On 02/26/2013 05:06 PM, Stephen Warren wrote:
> On 02/26/2013 04:01 PM, Jon Hunter wrote:
>>
>> On 02/26/2013 04:44 PM, Stephen Warren wrote:
>>> On 02/26/2013 03:40 PM, Jon Hunter wrote:
>>>>
>>>> On 02/26/2013 04:01 AM, Javier Martinez Canillas wrote:
>>>>
>>>> [snip]
>>>>
>>>>> I was wondering if the level/edge settings for gpios is working on OMAP.
>>>>>
>>>>> I'm adding DT support for an SMSC911x ethernet chip connected to the
>>>>> GPMC for an OMAP3 SoC based board.
>>>>>
>>>>> In the smsc911x driver probe function (smsc911x_drv_probe() in
>>>>> drivers/net/ethernet/smsc/smsc911x.c), a call to request_irq() with
>>>>> the flag IRQF_TRIGGER_LOW is needed because of the wiring on my board.
>>>>>
>>>>> Reading the gpio-omap.txt documentation it says that #interrupt-cells
>>>>> should be <2> and that a value of 8 is "active low level-sensitive".
>>>>>
>>>>> So I tried this:
>>>>>
>>>>> &gpmc {
>>>>>   ethernet@5,0 {
>>>>>           pinctrl-names = "default";
>>>>>           pinctrl-0 = <&smsc911x_pins>;
>>>>>           compatible = "smsc,lan9221", "smsc,lan9115";
>>>>>           reg = <5 0 0xff>; /* CS5 */
>>>>>           interrupt-parent = <&gpio6>;
>>>>>           interrupts = <16 8>; /* gpio line 176 */
>>>>>           interrupt-names = "smsc911x irq";
>>>>>           vmmc-supply = <&vddvario>;
>>>>>           vmmc_aux-supply = <&vdd33a>;
>>>>>           reg-io-width = <4>;
>>>>>
>>>>>           smsc,save-mac-address;
>>>>>       };
>>>>> };
>>>>
>>>> Are you requesting the gpio anywhere? If not then this is not going to
>>>> work as-is.
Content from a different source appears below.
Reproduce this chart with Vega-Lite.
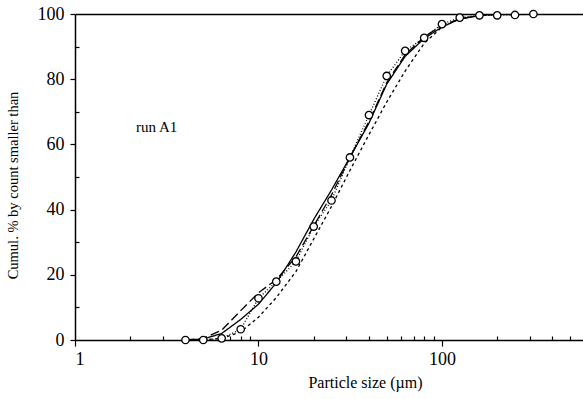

This was discussed fairly recently [1] and the conclusion
>>>> was that the gpio needs to be requested before we can use as an interrupt.
>>>
>>> That seems wrong; the GPIO/IRQ driver should handle this internally. The
>>> Ethernet driver shouldn't know/care whether the interrupt it's given is
>>> some form of dedicated interrupt or a GPIO-based interrupt, and even if
>>> it somehow did, there's no irq_to_gpio() any more, so the driver can't
>>> tell which GPIO ID it should request, unless it's given yet another
>>> property to represent this.
>>
>> I agree that ideally this should be handled internally. Did you read the
>> discussion on the thread that I referenced [1]? If you have any thoughts
>> we are open to ideas :-)
>>
>> Cheers
>> Jon
>>
>> [1] http://comments.gmane.org/gmane.linux.ports.arm.omap/92192
> 
> Oh, when I clicked that link the first time, all I saw was the patch,
> not any discussion. I guess it must have timed out finding the other
> emails or something.

Actually, I sent a slightly different link the 2nd time to ensure you
saw the thread. So my fault ;-)

> I disagree that the GPIO needs to be requested, and that a custom DT
> property and associated code are needed for that; simply requesting the
> IRQ should be enough to make everything work.
> 
> In the Tegra GPIO IRQ driver for example, the irq_set_type irq_chip op
> goes and configures the base GPIO HW to enable the pin as a GPIO, just
> like gpio_request() would. I imagine the OMAP driver can do whatever
> similar action it needs.

Yes that is similar to what the patch in the thread was attempting to
do, but this got shot down.

One issue I see is that by not calling gpio_request, then potentially
you could have someone request a gpio via gpio_request() and someone
trying to use it as an interrupt source via request_irq(). Now obviously
that represents a bug because there is only one physical gpio, but I
gather it is something we need to protect against.